Nowadays, it's Bailey's turn to inspire and encourage young people. He was doing that on Saturday during a meet-and-greet with Olympians at Westminster mall.


Bailey, a former UC Irvine All-American, was one of four who helped promote water polo at the mall, along with teammate Tim Hutten, also out of UCI, former Corona del Mar High standout Tumua Anae and Elsie Windes of the U.S. women's team.

Bailey is now 36 and preparing to play in his fourth Olympics this summer in London. Water polo is his life.

The past few months have been rigorous and it will only intensify as the Games approach.

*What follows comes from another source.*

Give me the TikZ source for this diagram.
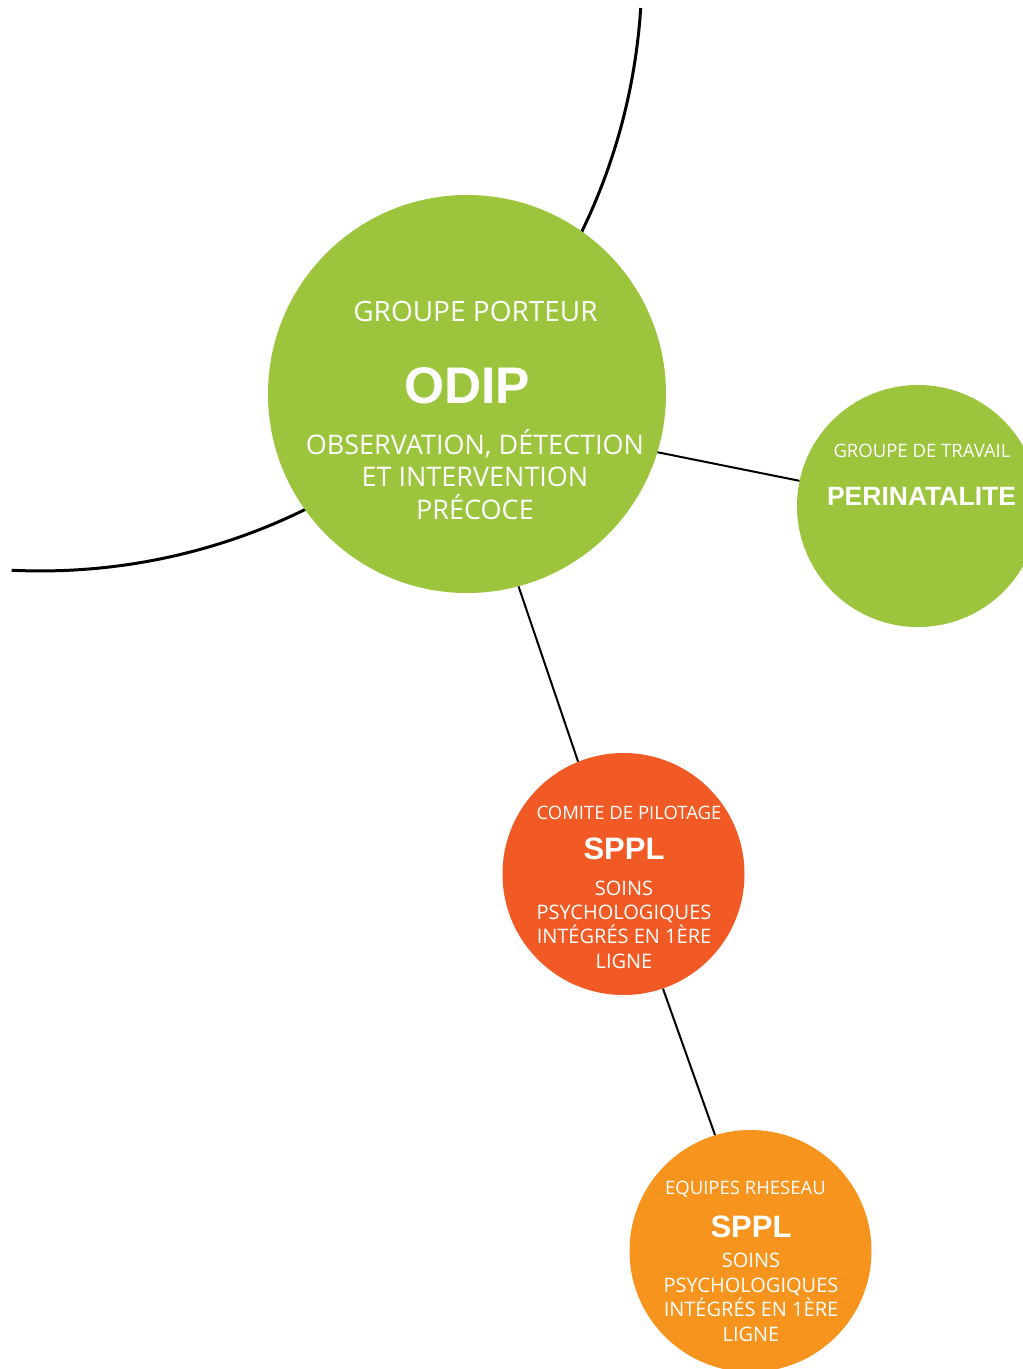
\documentclass[tikz,border=0pt]{standalone}
\usepackage{fontspec}
\setmainfont{Open Sans}
\newfontfamily\arialbold{Liberation Sans}[UprightFont=* Bold]
\usetikzlibrary{calc}
\definecolor{odipgreen}{HTML}{9CC43C}
\definecolor{spplred}{HTML}{F15A24}
\definecolor{spplorange}{HTML}{F7941D}
\tikzset{
  bubble/.style={circle, inner sep=0pt, draw=none},
  link/.style={line width=2pt, black},
  txt/.style={text=white, inner sep=0pt, align=center, anchor=base},
}
\begin{document}
\begin{tikzpicture}[x=1pt,y=-1pt]
\useasboundingbox[fill=white] (0,0) rectangle (1023,1369);
% large arc behind
\draw[line width=3pt] (640.7,8) arc[start angle=3.72, end angle=92.7, radius=602];
% bubbles
\node[bubble, fill=odipgreen, minimum size=398pt] (odip) at (467,394) {};
\node[bubble, fill=odipgreen, minimum size=242pt] (peri) at (918,506) {};
\node[bubble, fill=spplred, minimum size=242pt] (comite) at (623.5,874) {};
\node[bubble, fill=spplorange, minimum size=242pt] (equipes) at (750.5,1251) {};
% connectors
\draw[link] (odip.-17.9) -- (peri.168.4);
\draw[link] (odip.-75.8) -- (comite.112);
\draw[link] (comite.-71.6) -- (equipes.107);
% texts big (multi-line nodes: base = last line)
\node[txt, font=\fontsize{28}{34}\selectfont] (t1) at (475.5,321) {GROUPE PORTEUR};
\node[txt, font=\arialbold\fontsize{51.5}{60}\selectfont] (t2) at (467,403) {ODIP};
\node[txt, font=\fontsize{27}{32.5}\selectfont] (t3) at (475,519) {OBSERVATION, DÉTECTION\\ET INTERVENTION\\PRÉCOCE};
% right
\node[txt, font=\fontsize{18.5}{22}\selectfont] (t4) at (922,457) {GROUPE DE TRAVAIL};
\node[txt, font=\arialbold\fontsize{26.5}{30}\selectfont] (t5) at (921.5,505) {PERINATALITE};
% comite
\node[txt, font=\fontsize{18.5}{22}\selectfont] (t6) at (629,819) {COMITE DE PILOTAGE};
\node[txt, font=\arialbold\fontsize{31}{36}\selectfont] (t7) at (624,859) {SPPL};
\node[txt, font=\fontsize{20}{24.3}\selectfont] (t8) at (624,968) {SOINS\\PSYCHOLOGIQUES\\INTÉGRÉS EN 1ÈRE\\LIGNE};
% equipes
\node[txt, font=\fontsize{18.5}{22}\selectfont] (t9) at (745.5,1194) {EQUIPES RHESEAU};
\node[txt, font=\arialbold\fontsize{31}{36}\selectfont] (t10) at (751,1237) {SPPL};
\node[txt, font=\fontsize{20}{24.5}\selectfont] (t11) at (751,1341) {SOINS\\PSYCHOLOGIQUES\\INTÉGRÉS EN 1ÈRE\\LIGNE};
\end{tikzpicture}
\end{document}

In June, Bailey expects the men's team to have just one day off during its training.

Next week, it's off to Serbia. During June, teams from other nations will visit for some exhibition games.

The men's team won the silver medal in the Beijing Olympics. It was the first time the U.S. men's water polo team medaled in the Olympics since 1988.

Bailey started playing in the Olympics as the youngest player on the team. Now he's the oldest. He has accomplished nearly every goal he set out.

"My last goal to do is to win a gold medal," said Bailey, who is also an assistant coach at Corona del Mar High.

"I think we are going to be right there," Bailey said of the Americans' chance for gold. "On the men's side, there are seven or eight teams that have a chance at the gold medal. It's going to come down to the bounce of the ball, one stop, one goal. It's really a one- or two-goal difference from the top team. It's going to be fun. We have as good a chance as anybody. We beat all the top teams. We're going to be right there in the mix. It's going to be pretty awesome."

Bailey and Hutten are confident about the U.S. team. Training in California has helped. In the past, players gained training time individually or overseas while playing pro in other countries, Bailey said.

"This year we all stayed at home," Bailey said. "Part of the deal we made with the USOC and sponsors was they have to take care of us better than they have in the past. It's still not a lot but it's enough to live on."